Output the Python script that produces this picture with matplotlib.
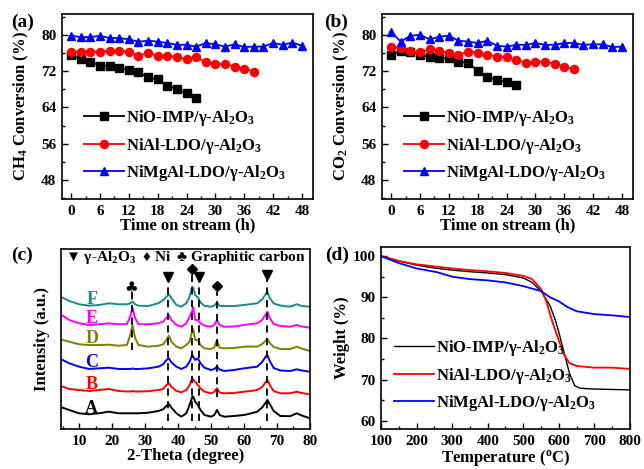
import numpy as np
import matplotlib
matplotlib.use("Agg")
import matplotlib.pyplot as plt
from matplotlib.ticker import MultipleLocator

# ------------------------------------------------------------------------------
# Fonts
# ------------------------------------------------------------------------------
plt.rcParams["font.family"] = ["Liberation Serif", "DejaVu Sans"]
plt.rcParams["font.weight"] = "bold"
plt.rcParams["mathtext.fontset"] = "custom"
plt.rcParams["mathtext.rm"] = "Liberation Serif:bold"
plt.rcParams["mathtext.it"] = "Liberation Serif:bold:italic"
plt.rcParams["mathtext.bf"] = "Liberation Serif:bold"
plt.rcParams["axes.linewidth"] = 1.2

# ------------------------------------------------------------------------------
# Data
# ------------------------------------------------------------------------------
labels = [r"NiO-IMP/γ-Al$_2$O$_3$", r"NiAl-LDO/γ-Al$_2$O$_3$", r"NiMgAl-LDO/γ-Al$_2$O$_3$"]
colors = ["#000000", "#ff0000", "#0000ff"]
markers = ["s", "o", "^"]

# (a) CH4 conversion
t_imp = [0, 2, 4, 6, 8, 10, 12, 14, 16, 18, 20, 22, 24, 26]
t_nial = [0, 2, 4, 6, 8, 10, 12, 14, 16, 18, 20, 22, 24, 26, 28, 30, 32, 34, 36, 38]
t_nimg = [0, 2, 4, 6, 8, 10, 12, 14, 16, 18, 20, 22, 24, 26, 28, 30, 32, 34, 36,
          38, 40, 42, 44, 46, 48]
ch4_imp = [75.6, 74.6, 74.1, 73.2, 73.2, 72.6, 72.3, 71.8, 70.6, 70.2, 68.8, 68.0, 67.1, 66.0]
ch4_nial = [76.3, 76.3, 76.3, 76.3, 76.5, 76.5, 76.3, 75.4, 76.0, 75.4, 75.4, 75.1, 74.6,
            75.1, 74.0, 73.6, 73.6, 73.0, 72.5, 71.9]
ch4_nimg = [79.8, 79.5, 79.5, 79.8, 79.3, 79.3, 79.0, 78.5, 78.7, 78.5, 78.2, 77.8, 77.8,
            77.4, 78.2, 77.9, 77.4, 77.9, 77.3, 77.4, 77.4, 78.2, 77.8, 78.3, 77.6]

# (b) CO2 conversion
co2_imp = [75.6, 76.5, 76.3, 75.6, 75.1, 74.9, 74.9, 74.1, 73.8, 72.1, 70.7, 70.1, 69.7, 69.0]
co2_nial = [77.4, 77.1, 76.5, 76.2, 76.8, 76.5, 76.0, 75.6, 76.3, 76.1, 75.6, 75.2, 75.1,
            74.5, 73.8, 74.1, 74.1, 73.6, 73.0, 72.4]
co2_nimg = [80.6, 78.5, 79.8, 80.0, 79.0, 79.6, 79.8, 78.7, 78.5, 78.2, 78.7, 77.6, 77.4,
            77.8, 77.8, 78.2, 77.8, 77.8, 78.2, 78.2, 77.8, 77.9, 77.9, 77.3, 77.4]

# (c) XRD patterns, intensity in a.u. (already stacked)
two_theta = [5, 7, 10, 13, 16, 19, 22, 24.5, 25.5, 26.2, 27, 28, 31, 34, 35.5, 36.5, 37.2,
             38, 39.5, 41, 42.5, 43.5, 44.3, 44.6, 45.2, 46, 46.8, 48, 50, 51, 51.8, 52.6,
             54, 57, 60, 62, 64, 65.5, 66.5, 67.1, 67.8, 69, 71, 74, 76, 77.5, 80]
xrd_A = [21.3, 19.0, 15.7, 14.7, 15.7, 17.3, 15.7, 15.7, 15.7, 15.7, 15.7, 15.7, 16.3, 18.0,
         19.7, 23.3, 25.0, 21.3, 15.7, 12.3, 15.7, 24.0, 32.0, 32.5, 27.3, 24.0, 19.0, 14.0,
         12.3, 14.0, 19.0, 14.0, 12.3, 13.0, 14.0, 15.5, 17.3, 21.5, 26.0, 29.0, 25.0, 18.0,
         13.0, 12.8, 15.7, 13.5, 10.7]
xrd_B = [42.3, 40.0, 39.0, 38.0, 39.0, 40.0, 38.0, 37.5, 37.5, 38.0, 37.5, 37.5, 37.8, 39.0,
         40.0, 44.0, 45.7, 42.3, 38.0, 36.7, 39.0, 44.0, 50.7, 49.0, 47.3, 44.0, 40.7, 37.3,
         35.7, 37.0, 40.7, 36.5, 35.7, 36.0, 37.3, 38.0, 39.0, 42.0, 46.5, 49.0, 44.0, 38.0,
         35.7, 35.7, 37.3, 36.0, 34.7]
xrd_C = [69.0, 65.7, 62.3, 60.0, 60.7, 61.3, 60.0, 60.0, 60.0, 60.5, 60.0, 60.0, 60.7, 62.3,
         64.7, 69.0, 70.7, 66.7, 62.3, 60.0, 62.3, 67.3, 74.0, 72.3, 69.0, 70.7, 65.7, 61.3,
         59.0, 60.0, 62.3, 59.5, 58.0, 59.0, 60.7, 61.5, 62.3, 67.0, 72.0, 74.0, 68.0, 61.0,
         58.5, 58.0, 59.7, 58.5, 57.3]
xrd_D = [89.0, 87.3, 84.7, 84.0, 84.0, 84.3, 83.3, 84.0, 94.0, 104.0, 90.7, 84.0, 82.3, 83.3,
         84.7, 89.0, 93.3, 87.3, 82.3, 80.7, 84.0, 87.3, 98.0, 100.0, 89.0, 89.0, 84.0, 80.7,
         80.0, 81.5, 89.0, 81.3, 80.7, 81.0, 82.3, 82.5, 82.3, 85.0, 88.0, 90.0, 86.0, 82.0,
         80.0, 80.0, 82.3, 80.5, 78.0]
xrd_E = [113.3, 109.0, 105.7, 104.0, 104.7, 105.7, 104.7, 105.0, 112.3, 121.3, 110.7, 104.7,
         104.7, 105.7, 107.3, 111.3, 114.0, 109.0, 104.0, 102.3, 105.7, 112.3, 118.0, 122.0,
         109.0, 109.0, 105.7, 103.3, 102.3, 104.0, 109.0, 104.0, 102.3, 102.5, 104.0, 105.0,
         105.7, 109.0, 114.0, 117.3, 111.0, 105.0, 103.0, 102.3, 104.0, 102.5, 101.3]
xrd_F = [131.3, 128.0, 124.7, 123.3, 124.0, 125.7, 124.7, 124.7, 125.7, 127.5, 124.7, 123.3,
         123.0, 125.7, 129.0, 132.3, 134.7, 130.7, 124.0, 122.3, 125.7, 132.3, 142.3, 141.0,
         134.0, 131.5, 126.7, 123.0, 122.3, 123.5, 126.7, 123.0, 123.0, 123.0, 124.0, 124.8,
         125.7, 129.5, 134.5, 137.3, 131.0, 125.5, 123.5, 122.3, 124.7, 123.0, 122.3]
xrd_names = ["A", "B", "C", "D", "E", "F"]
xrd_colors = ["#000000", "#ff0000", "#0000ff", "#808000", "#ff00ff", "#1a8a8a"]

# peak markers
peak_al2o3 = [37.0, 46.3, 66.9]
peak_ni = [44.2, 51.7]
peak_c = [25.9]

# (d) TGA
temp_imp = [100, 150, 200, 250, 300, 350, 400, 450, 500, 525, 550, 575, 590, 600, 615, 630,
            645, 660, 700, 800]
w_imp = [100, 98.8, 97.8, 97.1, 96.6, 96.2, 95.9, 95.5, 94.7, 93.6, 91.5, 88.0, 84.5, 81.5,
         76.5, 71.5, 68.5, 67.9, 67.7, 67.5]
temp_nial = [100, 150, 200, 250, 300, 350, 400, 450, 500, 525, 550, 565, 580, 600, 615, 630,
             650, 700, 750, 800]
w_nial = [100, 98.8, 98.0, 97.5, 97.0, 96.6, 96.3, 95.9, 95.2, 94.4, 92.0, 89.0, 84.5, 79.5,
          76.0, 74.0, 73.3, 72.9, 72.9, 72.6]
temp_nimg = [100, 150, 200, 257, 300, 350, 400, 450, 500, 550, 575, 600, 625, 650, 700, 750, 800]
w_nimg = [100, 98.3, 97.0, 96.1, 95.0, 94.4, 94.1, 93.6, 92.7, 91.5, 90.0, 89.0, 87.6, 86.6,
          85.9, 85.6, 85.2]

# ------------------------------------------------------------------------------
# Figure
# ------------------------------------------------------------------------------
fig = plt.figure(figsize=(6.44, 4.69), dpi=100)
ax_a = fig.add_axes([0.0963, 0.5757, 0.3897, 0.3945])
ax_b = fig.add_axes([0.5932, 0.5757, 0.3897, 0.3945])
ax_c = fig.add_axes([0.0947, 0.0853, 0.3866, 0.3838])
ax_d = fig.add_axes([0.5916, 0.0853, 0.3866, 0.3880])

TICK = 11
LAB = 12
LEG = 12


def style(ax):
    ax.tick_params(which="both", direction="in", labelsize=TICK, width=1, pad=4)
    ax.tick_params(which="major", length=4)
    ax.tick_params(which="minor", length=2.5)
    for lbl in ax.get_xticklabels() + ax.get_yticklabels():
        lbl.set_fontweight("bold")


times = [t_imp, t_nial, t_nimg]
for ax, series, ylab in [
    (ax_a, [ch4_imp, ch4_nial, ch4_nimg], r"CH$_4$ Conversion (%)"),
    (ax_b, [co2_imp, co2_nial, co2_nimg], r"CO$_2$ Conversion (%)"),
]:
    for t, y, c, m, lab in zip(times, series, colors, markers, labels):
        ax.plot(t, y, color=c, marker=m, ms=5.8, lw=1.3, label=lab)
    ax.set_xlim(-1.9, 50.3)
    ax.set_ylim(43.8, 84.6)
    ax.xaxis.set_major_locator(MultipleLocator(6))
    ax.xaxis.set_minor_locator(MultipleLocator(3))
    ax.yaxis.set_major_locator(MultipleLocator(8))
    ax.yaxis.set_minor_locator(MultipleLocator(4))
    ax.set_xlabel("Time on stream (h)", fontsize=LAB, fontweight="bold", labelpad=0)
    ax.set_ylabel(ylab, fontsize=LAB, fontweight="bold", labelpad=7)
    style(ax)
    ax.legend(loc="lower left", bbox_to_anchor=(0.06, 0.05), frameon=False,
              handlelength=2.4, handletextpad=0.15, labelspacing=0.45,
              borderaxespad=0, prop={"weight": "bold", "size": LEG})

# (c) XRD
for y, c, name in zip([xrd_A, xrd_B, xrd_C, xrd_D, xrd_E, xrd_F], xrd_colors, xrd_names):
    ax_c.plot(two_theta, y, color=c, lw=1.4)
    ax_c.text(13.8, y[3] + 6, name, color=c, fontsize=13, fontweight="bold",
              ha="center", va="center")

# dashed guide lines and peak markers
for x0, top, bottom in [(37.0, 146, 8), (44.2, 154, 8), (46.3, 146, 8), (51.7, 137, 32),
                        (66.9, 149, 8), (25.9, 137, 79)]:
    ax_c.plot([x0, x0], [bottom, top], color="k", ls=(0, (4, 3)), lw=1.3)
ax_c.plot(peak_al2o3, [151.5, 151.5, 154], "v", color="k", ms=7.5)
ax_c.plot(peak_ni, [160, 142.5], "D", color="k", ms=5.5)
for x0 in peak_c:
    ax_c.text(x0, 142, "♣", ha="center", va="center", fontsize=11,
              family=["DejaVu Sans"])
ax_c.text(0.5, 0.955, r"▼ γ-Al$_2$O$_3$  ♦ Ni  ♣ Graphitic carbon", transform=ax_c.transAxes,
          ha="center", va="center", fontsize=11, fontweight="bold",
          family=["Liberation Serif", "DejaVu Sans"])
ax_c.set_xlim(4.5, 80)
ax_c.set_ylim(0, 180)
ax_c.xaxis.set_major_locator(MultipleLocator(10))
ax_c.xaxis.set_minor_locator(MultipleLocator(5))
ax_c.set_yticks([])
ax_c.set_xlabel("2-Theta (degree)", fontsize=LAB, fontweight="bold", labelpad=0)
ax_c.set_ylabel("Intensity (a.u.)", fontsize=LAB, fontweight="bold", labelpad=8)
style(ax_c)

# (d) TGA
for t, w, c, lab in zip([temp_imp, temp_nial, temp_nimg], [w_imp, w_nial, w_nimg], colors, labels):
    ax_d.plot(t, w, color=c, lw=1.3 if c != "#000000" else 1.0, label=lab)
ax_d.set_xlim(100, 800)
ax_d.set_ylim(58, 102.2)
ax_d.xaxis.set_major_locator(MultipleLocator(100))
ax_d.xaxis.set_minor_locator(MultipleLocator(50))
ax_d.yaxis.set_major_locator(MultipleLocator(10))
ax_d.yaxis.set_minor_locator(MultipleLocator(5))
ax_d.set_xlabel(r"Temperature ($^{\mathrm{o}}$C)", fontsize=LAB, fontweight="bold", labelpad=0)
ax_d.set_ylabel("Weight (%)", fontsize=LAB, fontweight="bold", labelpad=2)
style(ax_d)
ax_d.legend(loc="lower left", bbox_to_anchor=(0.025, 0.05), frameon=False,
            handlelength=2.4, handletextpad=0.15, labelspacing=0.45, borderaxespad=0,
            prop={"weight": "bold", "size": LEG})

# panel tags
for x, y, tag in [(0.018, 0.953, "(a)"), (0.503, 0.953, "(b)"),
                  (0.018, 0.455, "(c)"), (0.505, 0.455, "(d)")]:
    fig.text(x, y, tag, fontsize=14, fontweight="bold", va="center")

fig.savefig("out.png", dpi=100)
----------------
= WHAT TO DO =
Transcribe exactly, with no pictures, the lines running from the first line of the material through the line holding "77.9, 77.3, 77.4]".

= SOLUTION FOR THIS EXERCISE =
Output the Python script that produces this picture with matplotlib.
import numpy as np
import matplotlib
matplotlib.use("Agg")
import matplotlib.pyplot as plt
from matplotlib.ticker import MultipleLocator

# ------------------------------------------------------------------------------
# Fonts
# ------------------------------------------------------------------------------
plt.rcParams["font.family"] = ["Liberation Serif", "DejaVu Sans"]
plt.rcParams["font.weight"] = "bold"
plt.rcParams["mathtext.fontset"] = "custom"
plt.rcParams["mathtext.rm"] = "Liberation Serif:bold"
plt.rcParams["mathtext.it"] = "Liberation Serif:bold:italic"
plt.rcParams["mathtext.bf"] = "Liberation Serif:bold"
plt.rcParams["axes.linewidth"] = 1.2

# ------------------------------------------------------------------------------
# Data
# ------------------------------------------------------------------------------
labels = [r"NiO-IMP/γ-Al$_2$O$_3$", r"NiAl-LDO/γ-Al$_2$O$_3$", r"NiMgAl-LDO/γ-Al$_2$O$_3$"]
colors = ["#000000", "#ff0000", "#0000ff"]
markers = ["s", "o", "^"]

# (a) CH4 conversion
t_imp = [0, 2, 4, 6, 8, 10, 12, 14, 16, 18, 20, 22, 24, 26]
t_nial = [0, 2, 4, 6, 8, 10, 12, 14, 16, 18, 20, 22, 24, 26, 28, 30, 32, 34, 36, 38]
t_nimg = [0, 2, 4, 6, 8, 10, 12, 14, 16, 18, 20, 22, 24, 26, 28, 30, 32, 34, 36,
          38, 40, 42, 44, 46, 48]
ch4_imp = [75.6, 74.6, 74.1, 73.2, 73.2, 72.6, 72.3, 71.8, 70.6, 70.2, 68.8, 68.0, 67.1, 66.0]
ch4_nial = [76.3, 76.3, 76.3, 76.3, 76.5, 76.5, 76.3, 75.4, 76.0, 75.4, 75.4, 75.1, 74.6,
            75.1, 74.0, 73.6, 73.6, 73.0, 72.5, 71.9]
ch4_nimg = [79.8, 79.5, 79.5, 79.8, 79.3, 79.3, 79.0, 78.5, 78.7, 78.5, 78.2, 77.8, 77.8,
            77.4, 78.2, 77.9, 77.4, 77.9, 77.3, 77.4, 77.4, 78.2, 77.8, 78.3, 77.6]

# (b) CO2 conversion
co2_imp = [75.6, 76.5, 76.3, 75.6, 75.1, 74.9, 74.9, 74.1, 73.8, 72.1, 70.7, 70.1, 69.7, 69.0]
co2_nial = [77.4, 77.1, 76.5, 76.2, 76.8, 76.5, 76.0, 75.6, 76.3, 76.1, 75.6, 75.2, 75.1,
            74.5, 73.8, 74.1, 74.1, 73.6, 73.0, 72.4]
co2_nimg = [80.6, 78.5, 79.8, 80.0, 79.0, 79.6, 79.8, 78.7, 78.5, 78.2, 78.7, 77.6, 77.4,
            77.8, 77.8, 78.2, 77.8, 77.8, 78.2, 78.2, 77.8, 77.9, 77.9, 77.3, 77.4]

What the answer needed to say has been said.